Echoes of Argentina

In 2009 Tango was declared part of the world's cultural heritage by UNESCO

They say that music soothes the soul and transcends borders. For its part, tango crossed the Atlantic and took seed in the older, poorer districts of Buenos Aires. Initially shunned by the bourgeoisie in its country of origin, tango has stood the test of time to become not only popular but glamorous as well! With its wings pinned to the ambition of sordid slums, tango was born in the heart of Buenos Aires like the cry of a bird striving to touch the sky. What a strange fate for a love transmuted into pure cadence, making its way on hope alone.

 Tango – a blend of rage, grief, faith and loneliness proud of its capacity to express love – has fulfilled its destiny by reaching out to us so we too can share in the suave fever of its glorious notes!

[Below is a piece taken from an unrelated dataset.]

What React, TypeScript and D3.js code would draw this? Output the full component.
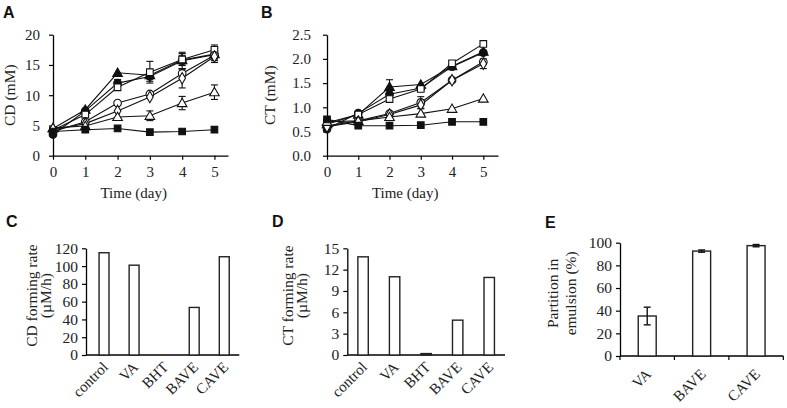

The Argentinian and Uruguayan tradition of the Tango, now familiar around the world, was developed by the urban lower classes in Buenos Aires and Montevideo in the Rio de la Plata basin. Among this mix of European immigrants to the region, descendents of African slaves and the natives of the region known as criollos, a wide range of customs, beliefs and rituals were merged and transformed into a distinctive cultural identity. As one of the most recognizable embodiments of that identity, the music, dance and poetry of tango both embodies and encourages diversity and cultural dialogue. It is practised in the traditional dance halls of Buenos Aires and Montevideo, spreading the spirit of its community across the globe even as it adapts to new environments and changing times. That community today includes musicians, professional and amateur dancers, choreographers, composers, songwriters, teachers of the art and the national living treasures who embody the culture of tango. Tango is also incorporated into celebrations of national heritage in Argentina and Uruguay, reflecting the widespread embrace of this popular urban music.